Vía Times Online (UK)
Competition: the secret weapon that keeps progress going
Companies do not want competition, but it is vital if we are to progress, writes Irwin Stelzer
JACQUES CHIRAC and the French hate it. The Germans can’t decide. The Spanish once liked it a lot, but are now being a bit more standoffish. The Italians have too many other things on their minds to even think about it. Gordon Brown is a long-time lover, or says he is, and the European Commission’s Neelie Kroes is a big fan. These are the varied attitudes towards the American economic model and its emphasis on market competition.
That model has produced steady economic growth, low unemployment and stable prices in America — no small achievement in a world in which technology and globalisation have accelerated the rate of economic change. One reason the economy has been able to grow so rapidly without triggering inflation is that productivity has risen at a record pace, in part because American policy favours competition over cartelisation, free trade over protectionism. If you doubt that, compare the growth of productivity in an America willing to live with what the great economist Joseph Schumpeter called “the perennial gale of creative destruction”, and France, where students and workers dream of secure, lifetime employment.
That contrast is no accident. It reflects the difference between a competitive and a cloistered economy. In the first, firms are allowed to die when faced with challengers that offer consumers better products at lower prices. In the second, the thrust of policy is to preserve businesses threatened with extinction by takeover or by harder-working, more efficient rivals.
In short, it reflects the difference between an America that decided in the 19th century to keep its economy open and competitive by refusing to tolerate monopolistic bullying by the likes of John Rockefeller’s Standard Oil, “malefactors of great wealth”, as Teddy Roosevelt called them, and a France that has always seen it as proper for the state to protect incumbents — save for a king, queen and some priests.
The effect of competition policy on a nation’s economic performance is one reason that Kroes, head of the European Commission’s competition enforcement unit, is attempting to crack down on dominant firms that use their muscle, rather than mere efficiency, to stifle competition.
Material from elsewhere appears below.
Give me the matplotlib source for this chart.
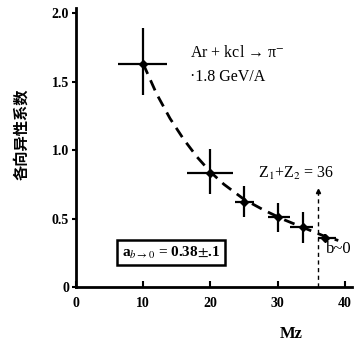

She is circulating a discussion paper that aims to strengthen the EU’s competition regime.
Kroes can count on the support of Britain, which, thanks to Gordon Brown, has put in place a vigorous competition policy. At Brown’s insistence, and over the opposition of dirigistes in the cabinet and business executives who prefer an easy life, British competition policy now includes the criminalisation of cartel behaviour. Even more important, the chancellor insisted that first-class enforcers be appointed to run the Office of Fair Trading — first, the brilliant Oxford economist John Vickers and then the tough-minded team of chairman Philip Collins and chief executive John Fingleton.
Kroes will need all the support that Brown can give her, not only because many of her European masters are unenthusiastic about making their economies more open to newcomers, domestic or foreign. She has to face the unfortunate fact that American policymakers seem to be having some doubts about the efficacy of America’s long-standing opposition to illegal behaviour by dominant firms.
The Bush administration has launched an effort to persuade antitrust officials in the EU to be nice to Microsoft, and forgive it its sins, or at least not penalise the company for them.
Bill Gates and Co have been ordered by the EU to surrender the illicit portion of Microsoft’s monopoly position, and pay a £320m fine. Enter the US government, which has launched a veritable blitz on Microsoft’s behalf. It has communicated its “substantial concern” at Microsoft’s treatment to European trust buster Kroes; it has had its embassies in all 25 EU countries notify those countries that Washington is on Microsoft’s side in its efforts to wriggle out from under adverse findings by the European competition authorities — no trivial matter, since these countries must ratify any decision by the antitrust authorities to fine Microsoft.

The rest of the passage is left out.